The eccentricity of the ellipse \[ \frac{(x - 1)^2}{2} + \left(y + \frac{3}{4}\right)^2 = \frac{1}{16} \] is: 

• A. \( \frac{1}{\sqrt{2}} \)
• B. \( \frac{1}{2\sqrt{2}} \)
• C. \( \frac{1}{2} \)
• D. \( \frac{1}{4} \)
• E. \( \frac{1}{4\sqrt{2}} \)

Hint:

Eccentricity is always between 0 and 1 for an ellipse. If your calculation yields something else, check if you swapped \( a^2 \) and \( b^2 \). The denominator of the smaller term always goes in the numerator of the fraction inside the root.

Answer 1

The Correct Option is A

Concept: The eccentricity \( e \) of an ellipse measures how "stretched" it is. For an ellipse in standard form \( \frac{(x-h)^2}{a^2} + \frac{(y-k)^2}{b^2} = 1 \), the eccentricity is calculated as \( e = \sqrt{1 - \frac{\text{minor axis}^2}{\text{major axis}^2}} \). We must first bring the given equation into this standard form.

Step 1: Convert the equation to standard form.
Divide the entire equation by \( \frac{1}{16} \): \[ \frac{\frac{(x-1)^2}{2}}{\frac{1}{16}} + \frac{(y + \frac{3}{4})^2}{\frac{1}{16}} = 1 \] \[ \frac{(x-1)^2}{2 \cdot \frac{1}{16}} + \frac{(y + \frac{3}{4})^2}{\frac{1}{16}} = 1 \] \[ \frac{(x-1)^2}{1/8} + \frac{(y + \frac{3}{4})^2}{1/16} = 1 \]

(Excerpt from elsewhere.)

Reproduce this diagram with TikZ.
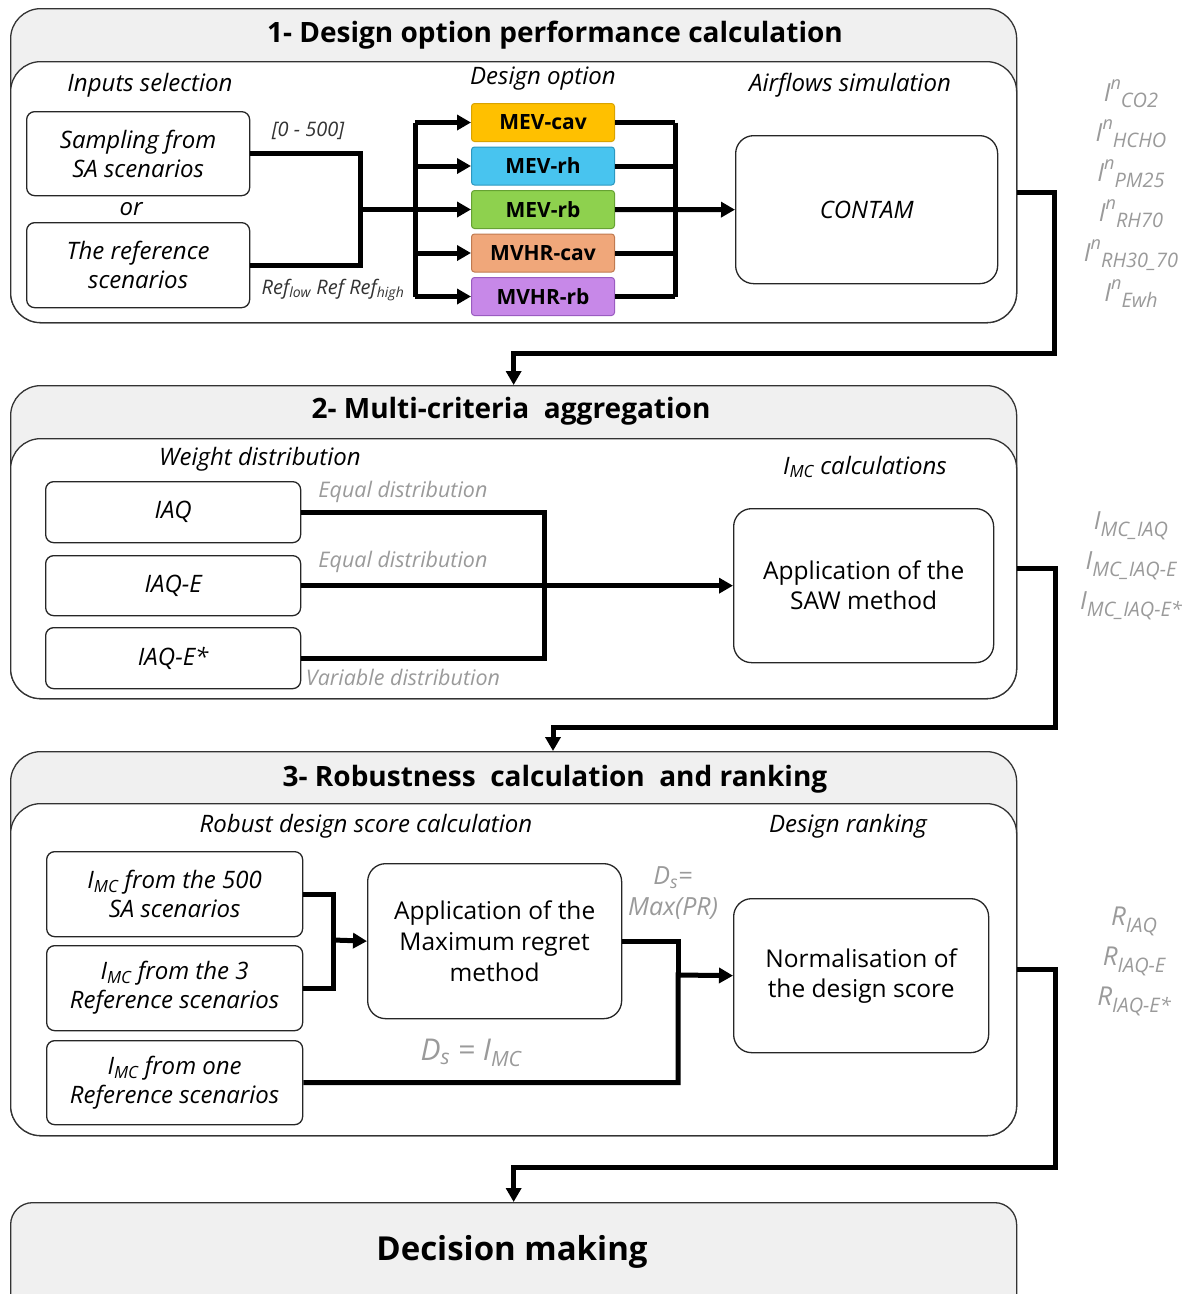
\documentclass[tikz,border=0pt]{standalone}
\usepackage{fontspec}
\setmainfont{Open Sans}
\usetikzlibrary{arrows.meta,calc}
\definecolor{hdr}{HTML}{F0F0F0}
\definecolor{lbl}{HTML}{9A9A9A}
\definecolor{cA}{HTML}{FFC000}\definecolor{cAd}{HTML}{D9A300}
\definecolor{cB}{HTML}{48C4EF}\definecolor{cBd}{HTML}{2C98C0}
\definecolor{cC}{HTML}{8ED14E}\definecolor{cCd}{HTML}{66A232}
\definecolor{cD}{HTML}{F0A77A}\definecolor{cDd}{HTML}{C07A50}
\definecolor{cE}{HTML}{C788E8}\definecolor{cEd}{HTML}{9A5CC0}
\newcommand{\lsub}[1]{\raisebox{-0.5ex}{\fontsize{20}{20}\selectfont #1}}
\newcommand{\lsup}[1]{\raisebox{0.85ex}{\fontsize{18}{18}\selectfont #1}}
\begin{document}
\begin{tikzpicture}[x=1pt,y=-1pt,
  sect/.style={draw=black!80, line width=1.3pt, rounded corners=30pt, fill=hdr, anchor=north west, inner sep=0pt, minimum width=1006pt},
  innr/.style={sect, fill=white},
  ttl/.style={font=\fontsize{28}{32}\selectfont\bfseries},
  ital/.style={font=\fontsize{24}{29}\selectfont\itshape},
  wbox/.style={draw=black!85, line width=1.3pt, rounded corners=8pt, fill=white, anchor=north west, align=center, inner sep=0pt},
  opt/.style={line width=1pt, rounded corners=3pt, anchor=north west, minimum width=143pt, minimum height=38pt, inner sep=0pt, font=\fontsize{21}{24}\selectfont\bfseries},
  glab/.style={text=lbl, font=\fontsize{21.5}{26}\selectfont\itshape},
  olab/.style={text=lbl, align=center, font=\fontsize{25}{40}\selectfont\itshape},
  conn/.style={line width=5pt},
  arr/.style={conn, -{Triangle[length=14pt,width=15pt]}}
]
\useasboundingbox (0,0) rectangle (1192,1294);
\clip (0,0) rectangle (1192,1294);

% ---------------- Section 1
\node[sect, minimum height=314pt] (s1) at (10,8) {};
\node[innr, minimum height=261pt] (s1in) at (10,61) {};
\node[ttl] (t1) at (555,35) {1- Design option performance calculation};
\node[ital] (h11) at (150,85) {Inputs selection};
\node[ital] (h12) at (543,79) {Design option};
\node[ital] (h13) at (850,85) {Airflows simulation};

\node[wbox, minimum width=223pt, minimum height=84pt, ital] (samp) at (26,111) {Sampling from\\SA scenarios};
\node[ital] (or) at (131,209) {or};
\node[wbox, minimum width=223pt, minimum height=85pt, ital] (ref) at (26,222) {The reference\\scenarios};
\node[glab, text=black!80, font=\fontsize{20}{24}\selectfont\itshape] (l500) at (308,131) {[0 - 500]};
\node[glab, text=black!80, font=\fontsize{20}{24}\selectfont\itshape] (lref) at (333,290) {Ref\textsubscript{low} Ref Ref\textsubscript{high}};

\node[opt, fill=cA, draw=cAd] (o1) at (471,103) {MEV-cav};
\node[opt, fill=cB, draw=cBd] (o2) at (471,146.5) {MEV-rh};
\node[opt, fill=cC, draw=cCd] (o3) at (471,190) {MEV-rb};
\node[opt, fill=cD, draw=cDd] (o4) at (471,233.5) {MVHR-cav};
\node[opt, fill=cE, draw=cEd] (o5) at (471,277) {MVHR-rb};

\node[wbox, rounded corners=18pt, minimum width=262pt, minimum height=148pt, ital] (contam) at (735,135) {CONTAM};

\coordinate (j1) at (360,209);
\coordinate (bus) at (415,209);
\coordinate (bus2) at (675,209);
\draw[conn] (samp.east) -| (j1);
\draw[conn] (ref.east) -| (j1);
\draw[conn] (j1) -- (bus);
\draw[conn] (o1.west -| bus) -- (o5.west -| bus);
\foreach \o in {o1,o2,o3,o4,o5} {
  \draw[arr] (\o.west -| bus) -- (\o.west);
}
\foreach \o in {o1,o2,o4,o5} {
  \draw[conn] (\o.east) -- (\o.east -| bus2);
}
\draw[conn] (o1.east -| bus2) -- (o5.east -| bus2);
\draw[arr] (o3.east) -- (contam.west);

\node[olab] (out1) at (1131,194) {I\lsup{n}\lsub{CO2}\\I\lsup{n}\lsub{HCHO}\\I\lsup{n}\lsub{PM25}\\I\lsup{n}\lsub{RH70}\\I\lsup{n}\lsub{RH30\_70}\\I\lsup{n}\lsub{Ewh}};

% ---------------- Section 2
\node[sect, minimum height=313pt] (s2) at (10,385) {};
\node[innr, minimum height=260pt] (s2in) at (10,438) {};
\node[ttl] (t2) at (511,411) {2- Multi-criteria\ \ aggregation};
\node[ital] (h21) at (260,459) {Weight distribution};
\node[ital] (h22) at (865,467) {I\textsubscript{MC} calculations};

\node[wbox, minimum width=255pt, minimum height=61pt, ital] (iaq) at (45,481) {IAQ};
\node[wbox, minimum width=255pt, minimum height=60pt, ital] (iaqe) at (45,555) {IAQ-E};
\node[wbox, minimum width=255pt, minimum height=61pt, ital] (iaqs) at (45,627) {IAQ-E*};
\node[glab] (g1) at (403,492) {Equal distribution};
\node[glab] (g2) at (403,562) {Equal distribution};
\node[glab] (g3) at (403,677) {Variable distribution};

\node[wbox, rounded corners=18pt, minimum width=260pt, minimum height=154pt, font=\fontsize{24.5}{30}\selectfont] (saw) at (733,508) {Application of the\\SAW method};

\coordinate (j2) at (544,585);
\draw[conn] (iaq.east) -| (j2);
\draw[conn] (iaqs.east) -| (j2);
\draw[arr] (iaqe.east) -- (saw.west);

\node[olab] (out2) at (1131,566) {I\lsub{MC\_IAQ}\\I\lsub{MC\_IAQ-E}\\I\lsub{MC\_IAQ-E*}};

% ---------------- Section 3
\node[sect, minimum height=384pt] (s3) at (10,751) {};
\node[innr, minimum height=332pt] (s3in) at (10,803) {};
\node[ttl] (t3) at (555,779) {3- Robustness\ \ calculation\ \ and ranking};
\node[ital] (h31) at (366,826) {Robust design score calculation};
\node[ital] (h32) at (848,826) {Design ranking};

\node[wbox, minimum width=256pt, minimum height=85pt, ital] (m1) at (46,851) {I\textsubscript{MC} from the 500\\SA scenarios};
\node[wbox, minimum width=256pt, minimum height=85pt, ital] (m2) at (46,945) {I\textsubscript{MC} from the 3\\Reference scenarios};
\node[wbox, minimum width=256pt, minimum height=84pt, ital] (m3) at (46,1040) {I\textsubscript{MC} from one\\Reference scenarios};

\node[wbox, rounded corners=18pt, minimum width=254pt, minimum height=155pt, font=\fontsize{24.5}{31}\selectfont] (mr) at (367,863) {Application of the\\Maximum regret\\method};
\node[wbox, rounded corners=18pt, minimum width=255pt, minimum height=154pt, font=\fontsize{24.5}{30}\selectfont] (norm) at (733,898) {Normalisation of\\the design score};

\node[glab, align=center, font=\fontsize{25}{31}\selectfont\itshape] (ds1) at (673,893) {D\textsubscript{s}=\\Max(PR)};
\node[glab, font=\fontsize{30}{34}\selectfont\itshape] (ds2) at (471,1053) {D\textsubscript{s} = I\textsubscript{MC}};

\coordinate (j3) at (333,940);
\coordinate (j4) at (678,975);
\draw[conn] (m1.east) -| (j3);
\draw[conn] (m2.east) -| (j3);
\draw[arr] (j3) -- (mr.west);
\draw[conn] (mr.east) -| (j4);
\draw[arr] (m3.east) -| (j4) -- (norm.west);

\node[olab, font=\fontsize{26}{40}\selectfont\itshape] (out3) at (1134,961) {R\lsub{IAQ}\\R\lsub{IAQ-E}\\R\lsub{IAQ-E*}};

% ---------------- Decision making
\node[sect, rounded corners=22pt, minimum height=140pt] (dm) at (10,1202) {};
\node[font=\fontsize{33}{38}\selectfont\bfseries] (dmt) at (512,1252) {Decision making};

% ---------------- Links between sections
\coordinate (k1) at (1054,353);
\coordinate (k2) at (1055,727);
\coordinate (k3) at (1055,1167);
\coordinate (t3in) at (553,751);
\draw[arr] (s1in.east) -| (k1) -| (s2.north);
\draw[arr] (s2in.east) -| (k2) -| (t3in);
\draw[arr] (s3in.east) -| (k3) -| (dm.north);
\end{tikzpicture}
\end{document}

Step 2: Identify \( a^2 \) and \( b^2 \).
Comparing with the standard form:
• \( a^2 = \frac{1}{8} \)
• \( b^2 = \frac{1}{16} \) Since \( \frac{1}{8} > \frac{1}{16} \), the major axis is along the \( x \)-direction.

Step 3: Calculate the eccentricity \( e \).
\[ e = \sqrt{1 - \frac{b^2}{a^2}} = \sqrt{1 - \frac{1/16}{1/8}} \] \[ e = \sqrt{1 - \frac{1}{16} \times \frac{8}{1}} = \sqrt{1 - \frac{1}{2}} \] \[ e = \sqrt{\frac{1}{2}} = \frac{1}{\sqrt{2}} \]